Pessimism creates a self-fulfilling prophecy. If you expect something to turn out badly, it’ll probably turn out badly. It’s your fault for having zero confidence in yourself. Make an effort to do everything to your full potential, and give life all you’ve got. Life is all you’ve got, after all. You aren’t guaranteed an afterlife; it might exist, but there’s hardly a guarantee.

This is all just my roundabout way of saying this:

Choose to be happy.

Life is crap, and you’re going to have to do crappy things sometimes. You might have to take a job that you hate to get enough money to live in a house that you hate, with neighbours that you hate, and no future that you don’t hate. I know it’s hard, but you have to pull through and make an effort to see the light at the end of your crappy tunnel. It’s literally all you can do.

I know it’s stupid. I’m fully aware that everything I’ve said in this article is just wishy-washy feel-good bullshit. That’s fine. If bullshit makes you happy, go ahead and pile up more bullshit. Choose to be happy.

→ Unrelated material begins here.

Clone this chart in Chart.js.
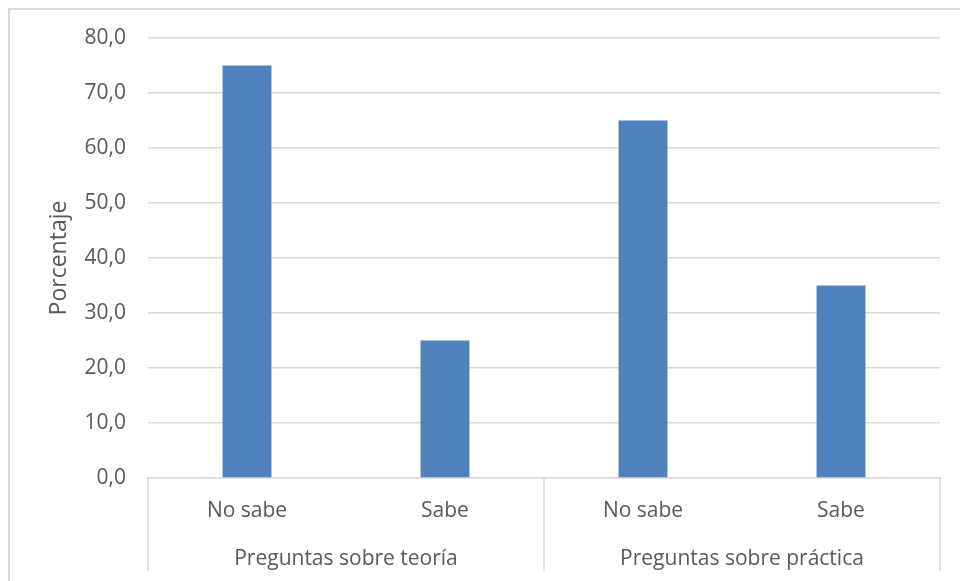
<!DOCTYPE html>
<html>
<head>
<meta charset="utf-8">
<script src="https://cdn.jsdelivr.net/npm/chart.js@4"></script>
<style>
  html, body { margin: 0; padding: 0; background: #fff; }
  .wrap { position: relative; width: 960px; height: 581px; }
  .frame {
    position: absolute; left: 8px; top: 8px; right: -5px; bottom: -5px;
    border-left: 2px solid #d9d9d9; border-top: 2px solid #d9d9d9;
  }
  canvas { position: absolute; left: 0; top: 0; }
</style>
</head>
<body>
<div class="wrap">
  <div class="frame"></div>
  <canvas id="grafico" width="960" height="581"></canvas>
</div>
<script>
// categorías y grupos del eje x
const respuestas = ['No sabe', 'Sabe', 'No sabe', 'Sabe']
const grupos = ['Preguntas sobre teoría', 'Preguntas sobre práctica']
// porcentajes
const porcentajes = [75, 25, 65, 35]
const marcasY = [0, 10, 20, 30, 40, 50, 60, 70, 80]

const gris = '#d9d9d9'
const texto = '#595959'
const fuente = { family: "'Open Sans', sans-serif", size: 21 }

// líneas verticales que separan los dos grupos bajo el eje
const separadores = {
    id: 'separadores',
    afterDraw(chart) {
        const x = chart.scales.x
        const x2 = chart.scales.x2
        const medio = (x.getPixelForValue(1) + x.getPixelForValue(2)) / 2
        const ctx = chart.ctx
        ctx.save()
        ctx.strokeStyle = gris
        ctx.lineWidth = 1.5
        ;[x.left, medio, x.right].forEach(px => {
            ctx.beginPath()
            ctx.moveTo(px, x.top)
            ctx.lineTo(px, x2.bottom - 10)
            ctx.stroke()
        })
        ctx.restore()
    }
}

new Chart(document.getElementById('grafico'), {
    type: 'bar',
    data: {
        labels: respuestas,
        datasets: [{
            data: porcentajes,
            backgroundColor: '#4f81bd',
            categoryPercentage: 1,
            barPercentage: 0.247
        }]
    },
    options: {
        responsive: false,
        animation: false,
        layout: { padding: { top: 38, right: 20, left: 0, bottom: 0 } },
        plugins: {
            legend: { display: false },
            tooltip: { enabled: false }
        },
        scales: {
            y: {
                min: 0,
                max: 80,
                afterBuildTicks: s => { s.ticks = marcasY.map(v => ({ value: v })) },
                afterFit: s => { s.width = 148 },
                border: { display: false },
                grid: { color: gris, lineWidth: 1.5, drawTicks: false },
                ticks: {
                    color: texto,
                    font: fuente,
                    padding: 22,
                    callback: v => v.toFixed(1).replace('.', ',')
                },
                title: {
                    display: true,
                    text: 'Porcentaje',
                    color: texto,
                    font: { family: fuente.family, size: 23 },
                    padding: { top: 46, bottom: 0 }
                }
            },
            x: {
                afterFit: s => { s.height = 56 },
                border: { color: gris, width: 1.5 },
                grid: { display: false },
                ticks: { color: texto, font: fuente, padding: 12, maxRotation: 0 }
            },
            x2: {
                type: 'category',
                position: 'bottom',
                labels: grupos,
                afterFit: s => { s.height = 581 - 478 - 56 },
                border: { display: false },
                grid: { display: false },
                ticks: { color: texto, font: fuente, padding: 4, maxRotation: 0 }
            }
        }
    },
    plugins: [separadores]
})
</script>
</body>
</html>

Written by Likes to Ramble

3 Comments

  1. Kingsley · November 3, 2010

    People like being around happy people. I have naturally spent less time with pessimistic people. I don’t mean to, but I feel down after hanging around people who only see the worst and only expect the worst. So another motive for choosing to be happy is that it’s for the public good. If, by being ridiculously optimistic, I can get someone else to crack a smile, then I have served a purpose with my life.

  2. Bran Rainey · March 3, 2010

    My biggest fear is that one of my eighth-grade teachers will read this article…

  3. Mike · March 3, 2010

    That sounds pretty reasonable to me: dont’ take life advice from morose people. Heh. But it’s also worth remembering that the flipside of cheap cynicism is usually just equally cheap sentimentality.